Developing, Negotiating, and Articulating Identities: An Autoethnographic Study of a Filipino English Language Teacher in Thailand

Document Type : Original Article

Authors

1 Walailak University, Thailand

2 The Education University of Hong Kong, Hong Kong

Abstract

Expatriate teachers often face challenges related to social integration and limited access to local professional networks, which in turn shape their beliefs about legitimacy, professional status, and identity formation in their host countries. This analytic–evocative autoethnographic study traces the professional identity (re)construction of a Filipino English-language teacher in Thailand between 2015 and 2022. Drawing on reflective journals, memos, and dialogues with a critical friend, the study explores how identity was negotiated across incidents of marginalisation and transformation.
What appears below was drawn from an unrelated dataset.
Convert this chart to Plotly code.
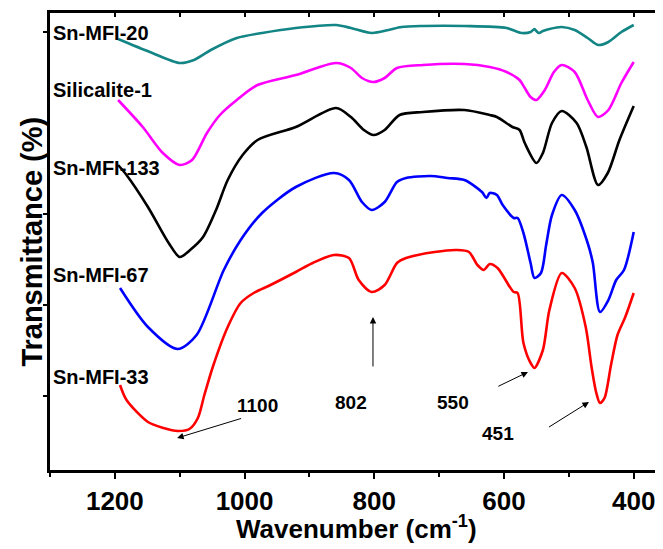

Using raciolinguistic perspectives and identity-in-practice frameworks, the analysis identified three key themes: (1) linguistic gatekeeping and racialisation, (2) identity repair through research and reflective practice, and (3) pedagogical activism as resistance. The findings show that teacher identity is continually (re)shaped at the intersection of race, nationality, and institutional power, and that critical reflexivity and professional agency function as forms of repair and reclamation. This study contributes to language teacher identity (LTI) research by theorising the lived experiences of a Global South educator in a raciolinguistically stratified context and advancing autoethnography as a decolonial methodology for examining teacher identity and agency in unequal transnational spaces.